10 September 2013
EPAM Legal Highlights: Change in the consequences of failing to observe written form for foreign trade transactions



As of September 1, 2013, due to the amendment of the Civil Code of the Russian Federation, failure to observe simple written form for foreign trade transactions will no longer result in their invalidation.

Following the amendment, commercial contracts will still need to be in writing. However, failure to observe simple written form for a foreign trade transaction will deprive the parties of the transaction to the right to testify to the confirmation of its existence and terms. The parties will still be allowed to present written and other evidence in this regard.



Before the introduction of this amendment, Russian banks refused to conduct currency operations or to issue a transaction passport in the absence of a written agreement signed by all of the parties or an electronic agreement signed by means of electronic digital signatures by all of the parties. 

The amendment, which is currently in effect, should result in simplifying the flow of documents for foreign trade transactions and for the conduct of currency operations, particularly in cases where the goods have already been imported or the services provided.      
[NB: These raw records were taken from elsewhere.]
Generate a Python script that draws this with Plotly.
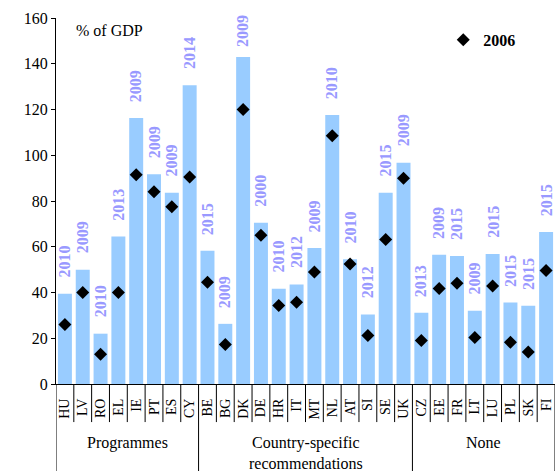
import plotly.graph_objects as go

countries = ["HU", "LV", "RO", "EL", "IE", "PT", "ES", "CY",
             "BE", "BG", "DK", "DE", "HR", "IT", "MT", "NL", "AT", "SI", "SE", "UK",
             "CZ", "EE", "FR", "LT", "LU", "PL", "SK", "FI"]
peak_debt = [39.5, 50, 22, 64.5, 116.3, 91.7, 83.6, 130.6,
             58.2, 26.3, 143, 70.5, 41.6, 43.5, 59.4, 117.6, 54.5, 30.4, 83.6, 96.7,
             31.1, 56.5, 56, 32, 56.8, 35.6, 34.2, 66.4]
peak_year = ["2010", "2009", "2010", "2013", "2009", "2009", "2009", "2014",
             "2015", "2009", "2009", "2000", "2010", "2012", "2009", "2010", "2010", "2012", "2015", "2009",
             "2013", "2009", "2015", "2009", "2015", "2015", "2015", "2015"]
debt_2006 = [26, 40, 13, 40, 91.5, 84, 77.5, 90.5,
             44.5, 17.3, 120, 65, 34.3, 35.7, 49, 108.5, 52.5, 21.2, 63.2, 90,
             19, 41.8, 44, 20.3, 42.8, 18.2, 14, 49.6]
groups = ["Programmes", "Country-specific<br>recommendations", "None"]
group_sizes = [8, 12, 8]

FONT = "Liberation Serif"
Y_MAX = 160

fig = go.Figure()
fig.add_trace(go.Bar(
    x=countries, y=peak_debt, marker=dict(color="#99CCFF", line=dict(width=0)),
    showlegend=False, hoverinfo="skip"))
fig.add_trace(go.Scatter(
    x=countries, y=debt_2006, mode="markers", name="2006",
    marker=dict(symbol="diamond", color="black", size=10)))

# year labels above bars (pushed down a little when close to the top of the axis)
for c, v, yr in zip(countries, peak_debt, peak_year):
    shift = 14 if v < 138 else 8
    fig.add_annotation(x=c, y=v, text=yr, textangle=-90, showarrow=False,
                       xref="x", yref="y", yanchor="bottom", yshift=shift,
                       font=dict(family=FONT, size=16, color="#9999FF", weight="bold"))

# separators between categories and groups
boundaries = []
pos = 0
for s in group_sizes:
    boundaries.append(pos)
    pos += s
boundaries.append(pos)
for i in range(len(countries) + 1):
    is_group = i in boundaries
    fig.add_shape(type="line", xref="x", yref="paper",
                  x0=i - 0.5, x1=i - 0.5, y0=0, y1=-0.24 if is_group else -0.104,
                  line=dict(color="black", width=1))

# group labels
for g, (start, size) in zip(groups, zip(boundaries[:-1], group_sizes)):
    fig.add_annotation(x=start + (size - 1) / 2, y=-0.13, xref="x", yref="paper",
                       text=g, showarrow=False, yanchor="top",
                       font=dict(family=FONT, size=16, color="black"))

fig.add_annotation(x=0.036, y=0.967, xref="paper", yref="paper", text="% of GDP",
                   showarrow=False, xanchor="left", yanchor="middle",
                   font=dict(family=FONT, size=16, color="black"))

fig.update_layout(
    width=555, height=471,
    margin=dict(l=56, r=0, t=18, b=87),
    plot_bgcolor="white", paper_bgcolor="white",
    bargap=0.216,
    font=dict(family=FONT, size=16, color="black"),
    legend=dict(x=0.776, y=0.94, xanchor="left", yanchor="middle",
                font=dict(family=FONT, size=16, color="black", weight="bold"),
                bgcolor="rgba(0,0,0,0)"),
    xaxis=dict(type="category", showline=True, linecolor="black", linewidth=1,
               ticks="", tickangle=-90, tickfont=dict(family=FONT, size=14),
               ticklabelstandoff=8, showgrid=False, range=[-0.5, len(countries) - 0.5]),
    yaxis=dict(range=[0, Y_MAX], dtick=20, showline=True, linecolor="black", linewidth=1,
               ticks="outside", ticklen=4, tickcolor="black", showgrid=False,
               zeroline=False, tickfont=dict(family=FONT, size=16)),
)

fig.write_html("out.html", config={"displayModeBar": False},
               post_script="document.body.style.margin='0';document.body.style.overflow='hidden';")
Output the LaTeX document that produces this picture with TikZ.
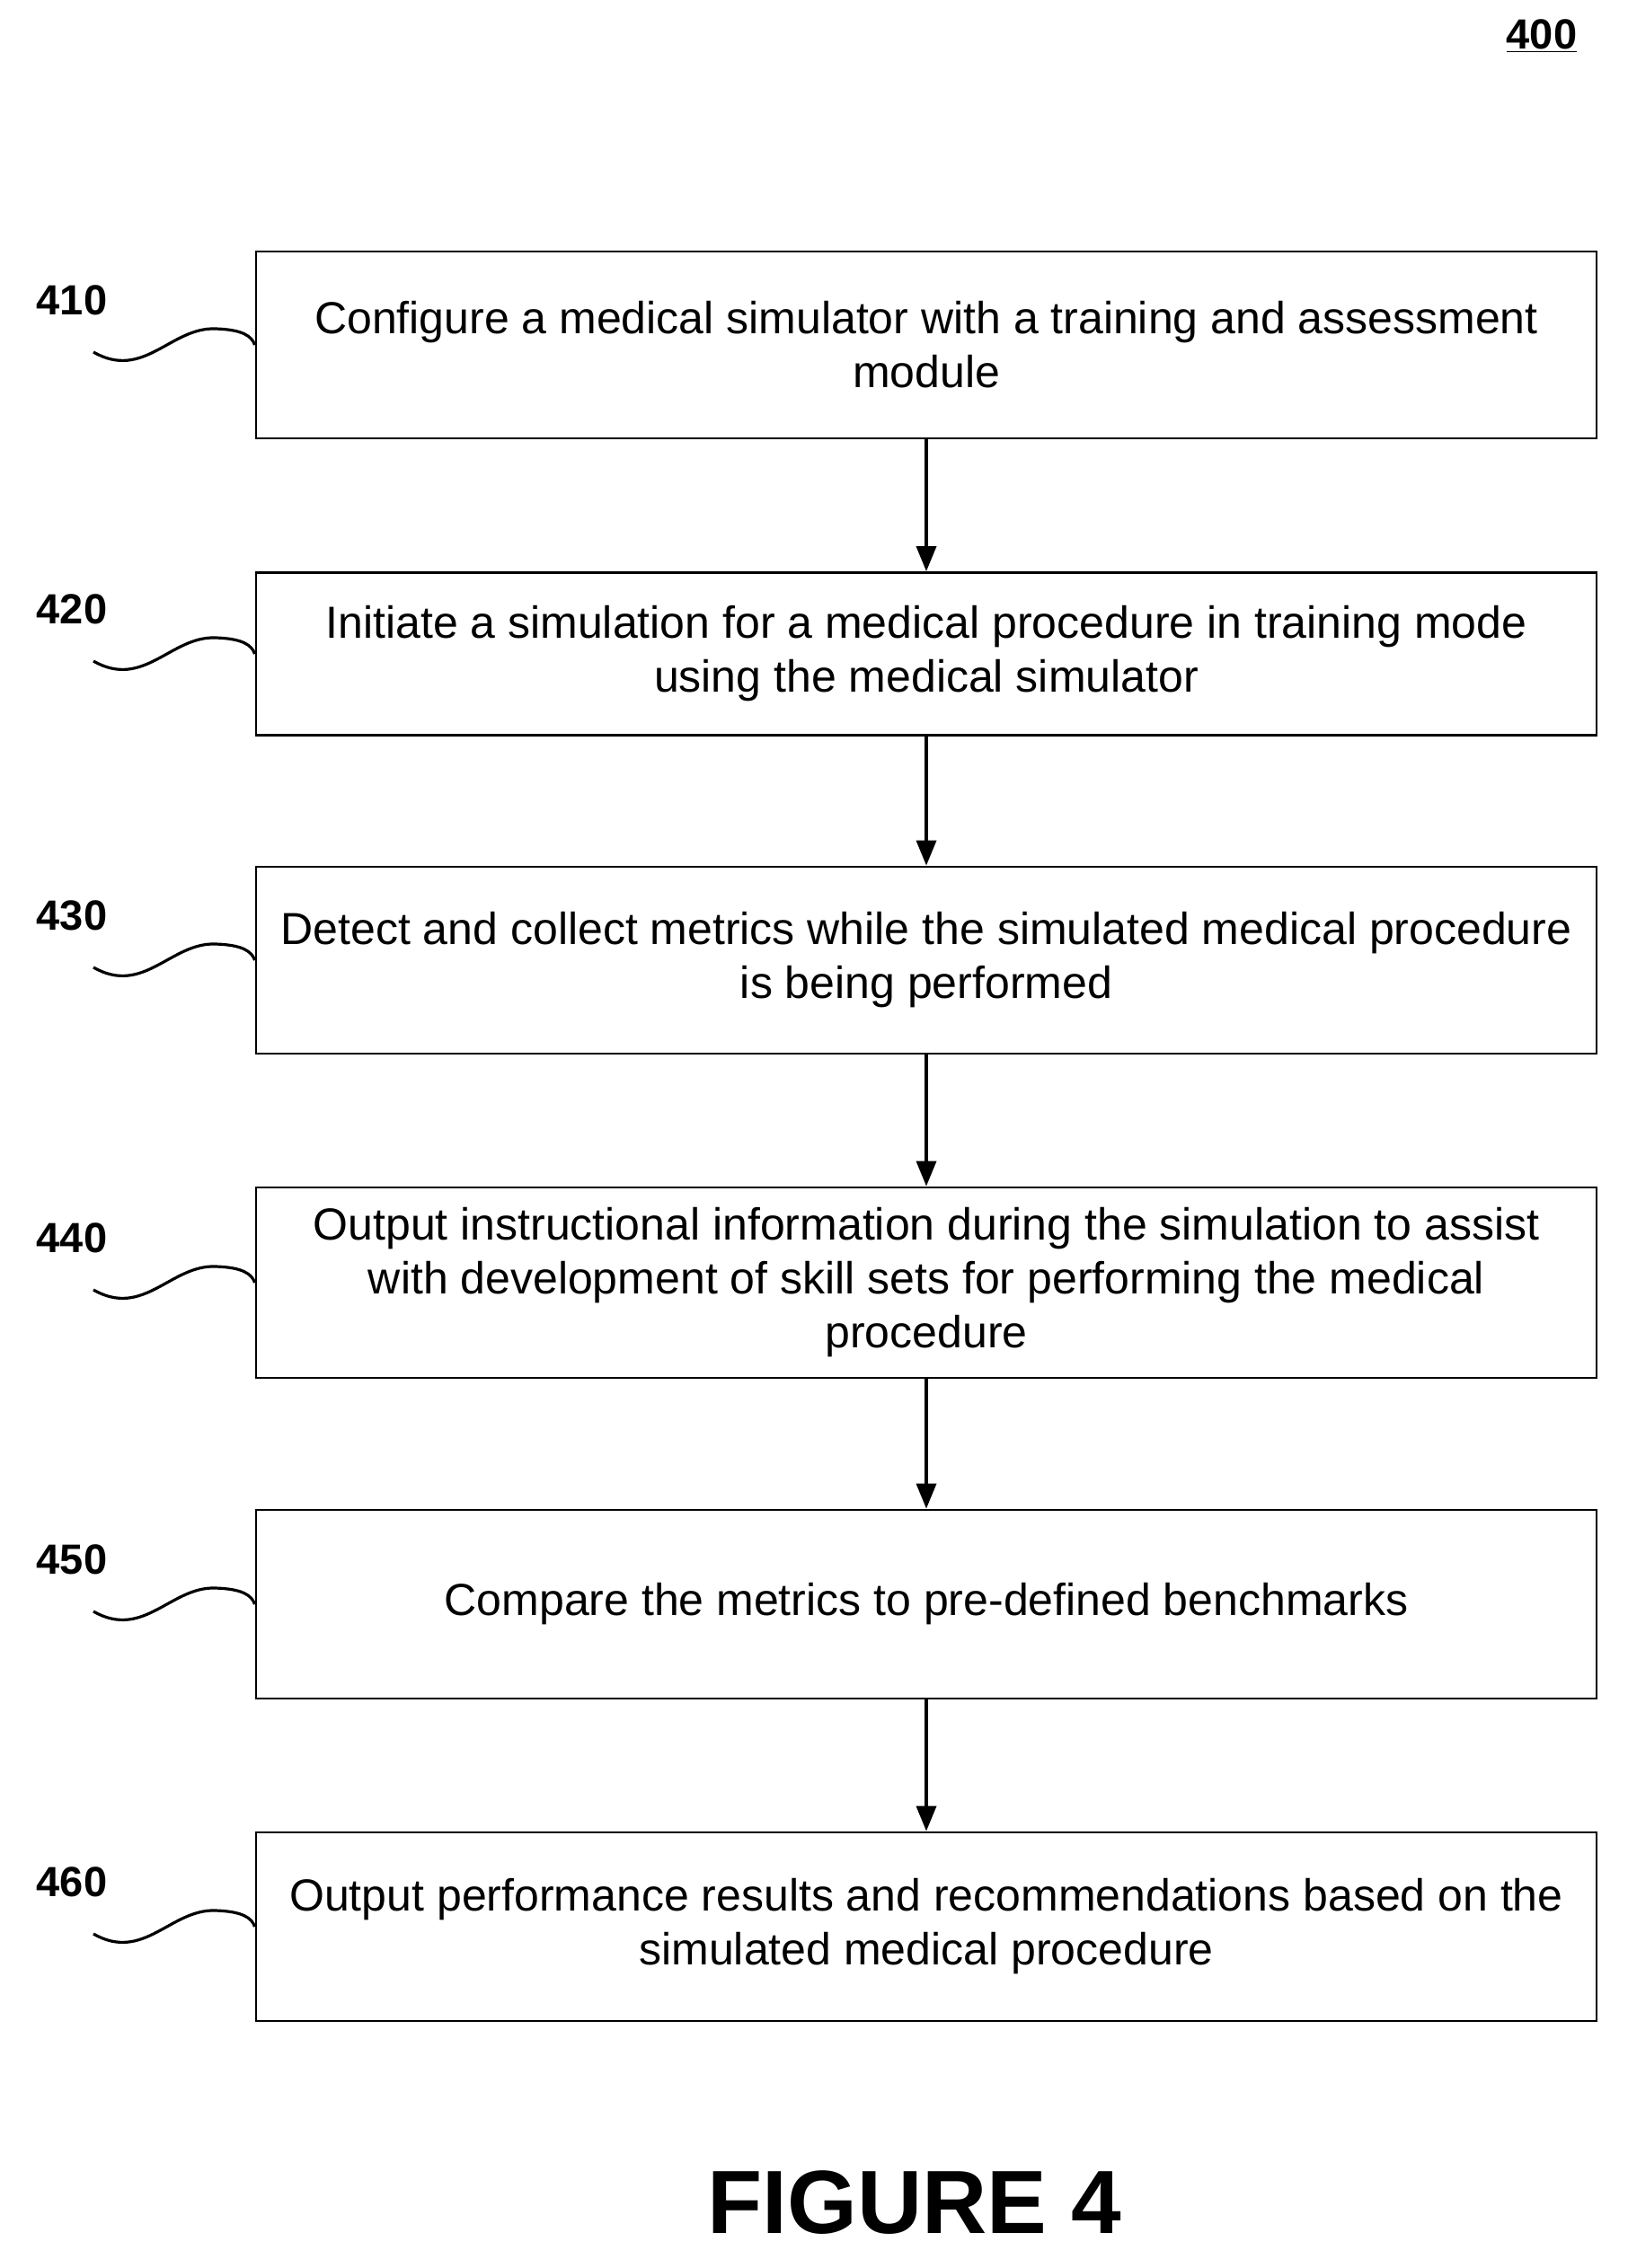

Court practice in matters relating to the breach of a foreign trade transaction by one of the parties should become more favourable to the party undertaking to prove that a transaction had been entered into and its terms by means of evidence in different forms other than testimony (e.g. by e-mail correspondence). 



In spite of the generally positive effect of the amendments, the following risks remain:

  • Banks still have the right to refuse to conduct the currency operation in the absence of supporting documentation;
  • The absence of a written contract signed by the authorised persons of the parties may make it difficult to prove that an  agreement exists and its actual terms.


  • When entering into a foreign trade transaction, all e-mail correspondence, and at the very least, the offer, should be sent from the electronic address (preferably corporate address) of the person authorised to sign the contract, to the person who is authorised to sign the contract on behalf of the counterparty;
  • We recommend that you use your electronic digital signature when corresponding by e-mail;
  • At the time the transaction is entered into, we recommend that each party have available documents and other information regarding the counterparty’s signatory and obtain documents confirming the signing authority of that individual, if available.

Published 10.09.2013. Effective date 10.09.2013.